Dia menyebut, peningkatan pelayanan ini akan dilakukan secara bertahap. Selain peningkatan kualitas rumah sakit, menurut dia, pemerintah akan memperbanyak program deteksi dini atau skrining untuk seluruh siklus hidup masyarakat. Budi menyebut, hal ini untuk menjaga masyarakat agar tetap sehat, tidak hanya mengobati orang sakit.
“Ini adalah strategi kesehatan yang lebih murah dan juga menjaga kualitas hidup tetap baik,” kata dia.
Menurut dia, pemerintah saat ini sudah mengalokasikan cukup banyak anggaran untuk cek kesehatan yang akan dilakukan untuk masing-masing rentang umur masyarakat Indonesia, mulai dari bayi hingga lanjut usia.
“Sekarang ada screening jiwa untuk bullying, skrining obesitas untuk anak anak karena banyak gula sejak kecil sehingga diabetes meningkat,” ujarnya.
Sementara itu untuk masyarakat kategori umur dewasa, pemerintah akan melakukan cek kesehatan kardiovaskular atau yang terkait dengan jantung dan pembuluh darah. Ini dialokasikan untuk mencegah angka kematian akibat stroke, cancer dan jantung, yang paling banyak terjadi di masyarakat usia dewasa.

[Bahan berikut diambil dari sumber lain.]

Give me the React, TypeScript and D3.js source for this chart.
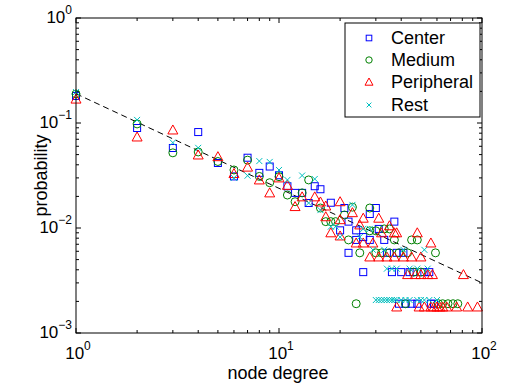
import React from "react";
import * as d3 from "d3";

// degree, probability pairs
const center: [number, number][] = [
  [1, 0.181], [2, 0.0896], [3, 0.0578], [4, 0.082], [5, 0.0416], [6, 0.031], [7, 0.0467], [8, 0.0335],
  [9, 0.0385], [10, 0.0318], [11, 0.025], [12, 0.0216], [13, 0.0216], [14, 0.0173], [15, 0.025], [16, 0.0234],
  [18, 0.0174], [20, 0.0095], [21, 0.0155], [22, 0.0115], [22, 0.0058], [24, 0.0095], [24, 0.0077], [26, 0.0082],
  [26, 0.0038], [28, 0.0136], [28, 0.0077], [30, 0.0155], [31, 0.0098], [33, 0.0077], [34, 0.0058], [37, 0.0115],
  [38, 0.0058], [41, 0.0058], [36, 0.0038], [40, 0.0038], [44, 0.0038], [46, 0.0038], [52, 0.0038], [55, 0.0038],
  [39, 0.0019], [42, 0.0019], [45, 0.0019], [48, 0.0019], [56, 0.0019], [58, 0.0019],
];

const medium: [number, number][] = [
  [1, 0.189], [2, 0.098], [3, 0.052], [4, 0.053], [5, 0.043], [6, 0.0357], [7, 0.0443], [8, 0.031],
  [9, 0.027], [10, 0.0308], [11, 0.0206], [12, 0.0178], [13, 0.0216], [14, 0.0287], [16, 0.0155], [17, 0.0115],
  [18, 0.0115], [19, 0.0115], [21, 0.0133], [22, 0.0077], [23, 0.0158], [24, 0.0019], [25, 0.0058], [28, 0.0155],
  [28, 0.0094], [30, 0.0094], [30, 0.0058], [32, 0.0058], [33, 0.0098], [35, 0.0098], [37, 0.0077], [35, 0.0058],
  [39, 0.0058], [43, 0.0058], [45, 0.0077], [48, 0.0077], [59, 0.0058], [46, 0.0038], [50, 0.0038], [42, 0.0019],
  [61, 0.0019], [64, 0.0019], [68, 0.0019], [72, 0.0019], [76, 0.0019],
];

const peripheral: [number, number][] = [
  [1, 0.169], [2, 0.0736], [3, 0.0858], [4, 0.0496], [5, 0.0478], [6, 0.033], [7, 0.038], [8, 0.0287],
  [9, 0.0216], [10, 0.03], [11, 0.0255], [12, 0.016], [13, 0.0198], [15, 0.0198], [16, 0.0177], [17, 0.0162],
  [17, 0.0128], [18, 0.009], [20, 0.0178], [20, 0.012], [20, 0.0084], [23, 0.014], [24, 0.0072], [25, 0.0107],
  [26, 0.0072], [26, 0.0124], [28, 0.0053], [29, 0.0072], [31, 0.0124], [32, 0.009], [35, 0.0105], [37, 0.009],
  [38, 0.009], [48, 0.009], [56, 0.0072], [31, 0.0053], [34, 0.0053], [37, 0.0053], [41, 0.0053], [45, 0.0053],
  [50, 0.0053], [43, 0.0036], [47, 0.0036], [50, 0.0036], [54, 0.0036], [57, 0.0036], [81, 0.0036], [38, 0.00177],
  [49, 0.00177], [52, 0.00177], [56, 0.00177], [58, 0.00177], [60, 0.00177], [62, 0.00177], [64, 0.00177],
  [67, 0.00177], [75, 0.00177], [85, 0.00177], [95, 0.00177],
];

const rest: [number, number][] = [
  [1, 0.197], [2, 0.107], [3, 0.065], [4, 0.058], [6, 0.03], [7, 0.0315], [8, 0.0434], [9, 0.0426],
  [10, 0.0357], [11, 0.0287], [13, 0.0316], [14, 0.0173], [15, 0.0293], [16, 0.0148], [18, 0.0103], [19, 0.0103],
  [20, 0.0082], [23, 0.0166], [25, 0.0082], [26, 0.0098], [28, 0.0098], [29, 0.0062], [33, 0.0062], [41, 0.0062],
  [52, 0.0062], [34, 0.0041], [36, 0.0041], [38, 0.0041], [44, 0.0041], [48, 0.0041], [54, 0.0041], [30, 0.00206],
  [31, 0.00206], [32, 0.00206], [33, 0.00206], [34, 0.00206], [35, 0.00206], [36, 0.00206], [37, 0.00206],
  [38, 0.00206], [40, 0.00206], [42, 0.00206], [44, 0.00206], [48, 0.00206], [50, 0.00206], [52, 0.00206],
  [55, 0.00206], [60, 0.00206],
];

// power-law guide (dashed)
const fitLine: [number, number][] = [[1, 0.19], [100, 0.003]];

const xTicks = [1, 10, 100];
const yTicks = [0.001, 0.01, 0.1, 1];
const xTickLabels = ["0", "1", "2"];
const yTickLabels = ["\u22123", "\u22122", "\u22121", "0"];

const seriesNames = ["Center", "Medium", "Peripheral", "Rest"];
const seriesColors = ["#0000ff", "#008000", "#ff0000", "#00bfbf"];

const W = 506;
const H = 387;
const left = 76, right = 482, top = 18, bottom = 333;
const font = "'Liberation Sans', Arial, Helvetica, sans-serif";

function Marker({ kind, x, y, color, s = 1 }: { kind: number; x: number; y: number; color: string; s?: number }) {
  if (kind === 0) {
    const h = 3.5 * s;
    return <rect x={x - h} y={y - h} width={2 * h} height={2 * h} fill="none" stroke={color} strokeWidth={1} />;
  }
  if (kind === 1) return <circle cx={x} cy={y} r={4 * s} fill="none" stroke={color} strokeWidth={1} />;
  if (kind === 2) {
    const a = 5 * s;
    return (
      <path d={`M${x},${y - a}L${x + a},${y + a * 0.8}L${x - a},${y + a * 0.8}Z`} fill="none" stroke={color} strokeWidth={1} />
    );
  }
  const c = 3 * s;
  return <path d={`M${x - c},${y - c}L${x + c},${y + c}M${x - c},${y + c}L${x + c},${y - c}`} stroke={color} strokeWidth={1} />;
}

export default function App() {
  const x = d3.scaleLog().domain([1, 100]).range([left, right]);
  const y = d3.scaleLog().domain([0.001, 1]).range([bottom, top]);
  const allSeries = [center, medium, peripheral, rest];

  const line = d3.line<[number, number]>().x((d) => x(d[0])).y((d) => y(d[1]));

  // minor ticks 2..9 per decade
  const xMinor: number[] = [];
  [1, 10].forEach((d) => { for (let i = 2; i <= 9; i++) xMinor.push(d * i); });
  const yMinor: number[] = [];
  [0.001, 0.01, 0.1].forEach((d) => { for (let i = 2; i <= 9; i++) yMinor.push(d * i); });

  const legendY = [38, 60, 82, 105];

  return (
    <svg width={W} height={H} style={{ position: "absolute", left: 0, top: 0, background: "#fff" }} fontFamily={font}>
      <rect x={0} y={0} width={W} height={H} fill="#fff" />

      {/* ticks, inside on all four sides */}
      <g stroke="#000" strokeWidth={1}>
        {xTicks.map((t) => (
          <g key={"xt" + t}>
            <line x1={x(t)} x2={x(t)} y1={bottom} y2={bottom - 5} />
            <line x1={x(t)} x2={x(t)} y1={top} y2={top + 5} />
          </g>
        ))}
        {xMinor.map((t) => (
          <g key={"xm" + t}>
            <line x1={x(t)} x2={x(t)} y1={bottom} y2={bottom - 3} />
            <line x1={x(t)} x2={x(t)} y1={top} y2={top + 3} />
          </g>
        ))}
        {yTicks.map((t) => (
          <g key={"yt" + t}>
            <line x1={left} x2={left + 5} y1={y(t)} y2={y(t)} />
            <line x1={right} x2={right - 5} y1={y(t)} y2={y(t)} />
          </g>
        ))}
        {yMinor.map((t) => (
          <g key={"ym" + t}>
            <line x1={left} x2={left + 3} y1={y(t)} y2={y(t)} />
            <line x1={right} x2={right - 3} y1={y(t)} y2={y(t)} />
          </g>
        ))}
      </g>

      {/* dashed guide */}
      <path d={line(fitLine) ?? ""} fill="none" stroke="#000" strokeWidth={1} strokeDasharray="6,4" />

      {/* data */}
      {allSeries.map((s, si) => (
        <g key={seriesNames[si]}>
          {s.map((d, i) => (
            <Marker key={i} kind={si} x={x(d[0])} y={y(d[1])} color={seriesColors[si]} />
          ))}
        </g>
      ))}

      {/* axes box */}
      <rect x={left} y={top} width={right - left} height={bottom - top} fill="none" stroke="#000" strokeWidth={1} />

      {/* tick labels */}
      {xTicks.map((t, i) => (
        <text key={"xl" + t} x={x(t) + 2} y={359} textAnchor="middle" fontSize={17} fill="#000">
          <tspan>10</tspan>
          <tspan dy={-9} fontSize={12}>{xTickLabels[i]}</tspan>
        </text>
      ))}
      {yTicks.map((t, i) => (
        <text key={"yl" + t} x={72} y={y(t) + 5} textAnchor="end" fontSize={17} fill="#000">
          <tspan>10</tspan>
          <tspan dy={-9} fontSize={12}>{yTickLabels[i]}</tspan>
        </text>
      ))}

      {/* axis labels */}
      <text x={278} y={379} textAnchor="middle" fontSize={18} fill="#000">node degree</text>
      <text transform={`translate(47,${(top + bottom) / 2}) rotate(-90)`} textAnchor="middle" fontSize={18} fill="#000">
        probability
      </text>

      {/* legend */}
      <rect x={345} y={23} width={135} height={94} fill="#fff" stroke="#000" strokeWidth={1} />
      {seriesNames.map((n, i) => (
        <g key={"lg" + n}>
          <Marker kind={i} x={369} y={legendY[i]} color={seriesColors[i]} s={0.8} />
          <text x={391} y={legendY[i] + 6} fontSize={18} fill="#000">{n}</text>
        </g>
      ))}
    </svg>
  );
}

“Lansia juga di-skrining agar dapat diketahui demensia alzheimer. Diharapkan masyarakat bisa dideteksi dini supaya perawatan lebih rendah dan kualitas hidup lebih baik,” ucapnya.
Selain itu, pemerintah juga akan fokus untuk mengurangi angka penyakit tuberkulosis (TBC) di Indonesia melalui skrining yang lebih baik. Dia menyebut pihaknya juga melakukan perubahan rezim obat yang baru supaya penanganan TBC bisa lebih singkat.
Budi menyampaikan hal ini sudah mulai dijalankan pada tahun ini. “Kami akan clinical trial vaksin TBC, karena disini vaksinnya kuno sekali. Insya allah tahun ini kami akan mulai, Indonesia jadi level 3 untuk clinical trial vaksin TBC. Kemudian diharapkan 2028 bisa di launch bisa secara drastis menurunkan prevalensi TBC,” kata Budi.